Sql-server – Data Loss when forced failed over to secondary replica on Sql Server 2014

availability-groupsfailoversql server 2014

Setup:

  • 2 Availability Groups
  • 2 Replicas on Synchronous Commits.
  • 1 Replica on Asynchronous Commit.
  • Automatic Failover configured for the two replicas on Synchronous Commits.
  • Manual Failover configured for the single replica on Asynchronous Commit.

Problem:

  • ESX Server for the primary replica went down.
  • Automatic failover didn't happen.
  • Manual forced failover was performed using the command:

    ALTER AVAILABILITY GROUP AccountsAG FORCE_FAILOVER_ALLOW_DATA_LOSS;

  • This resulted in a lot of data loss.

Question:

  • What am I missing here ?
  • Why did the data loss happen? My understanding is that since two replicas was on synchronous commit, there would be no data loss when either one of them goes down.
  • Is it the data in the Log transactions that was lost. Would periodic log shrink prevented this data loss ?

Best Answer

What am I missing here

You should first read How It Works: Always On–When Is My Secondary Failover Ready?. This would tell you about scenarios when your secondary is not failover ready and what could lead to "no automatic" failover

Why did the data loss happen? My understanding is that since two replicas was on synchronous commit, there would be no data loss when either one of them goes down

The data loss happened because you forced failover over to replica which was not synchronized. Look at the word "FORCE_FAILOVER_ALLOW_DATA_LOSS" it says itself that if you use me you "might" face data loss. What this command does is this beings online database discarding any transaction log blocks which originated on primary but somehow did not made on secondary and since secondary has no information about it it cannot replay it and hence you might face data loss when database comes online.
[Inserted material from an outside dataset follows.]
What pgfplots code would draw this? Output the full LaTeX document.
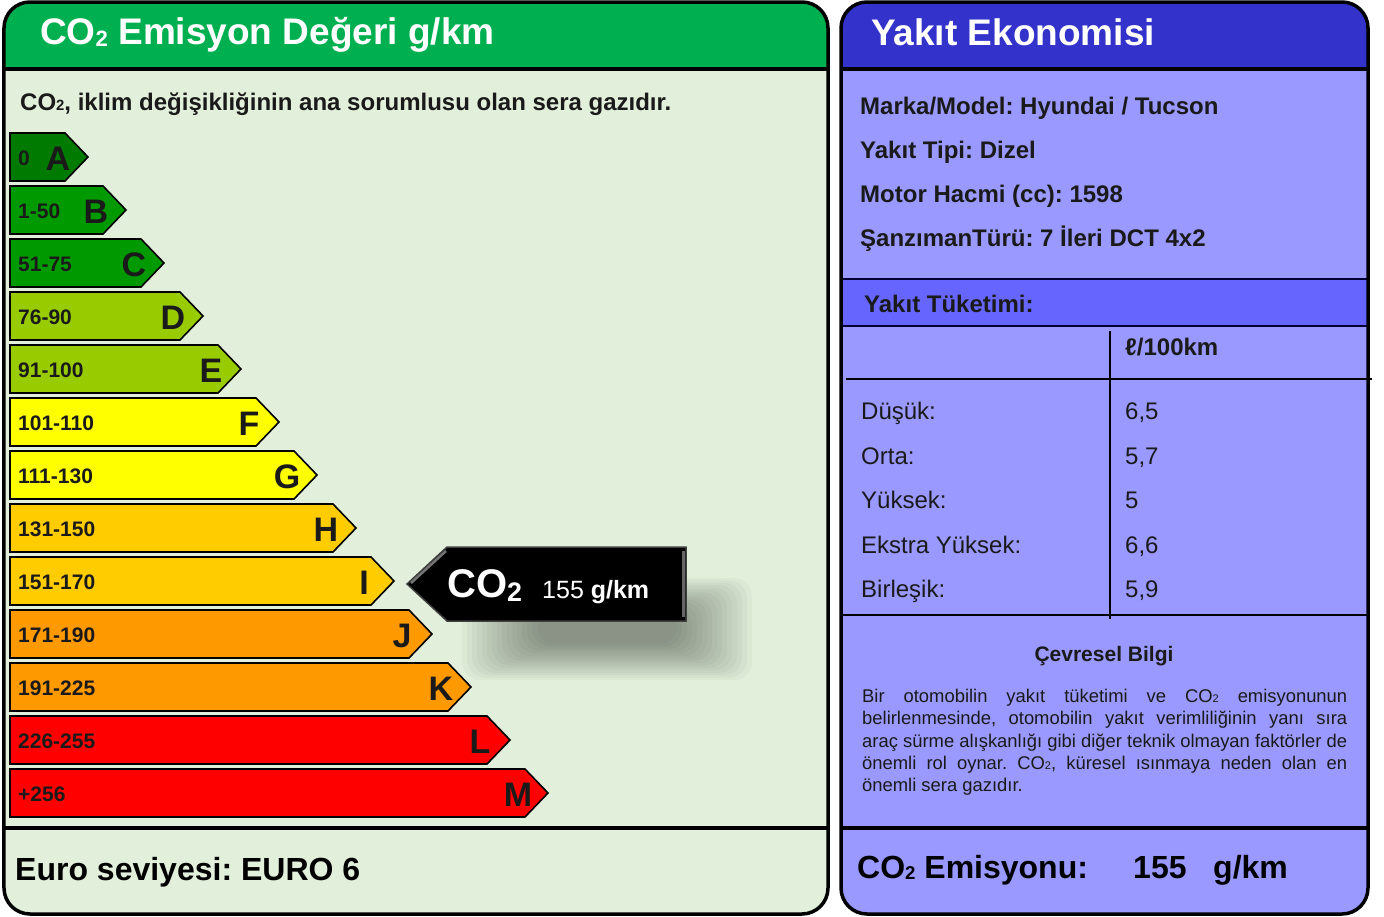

Is it the data in the Log transactions that was lost. Would periodic log shrink prevented this data loss ?

Let us call it transaction log block not data. This log block was on primary but due to unexpected shutdown it was not delivered to secondary and secondary was not synchronized. If you are able to bring primary online after some time without doing any forced failover you might have been able to save data loss but since you forced failover it is not possible. May be later if you bring primary replica online and the information is there in transaction log you can get it in primary replica. Shrinking has NO business here at all.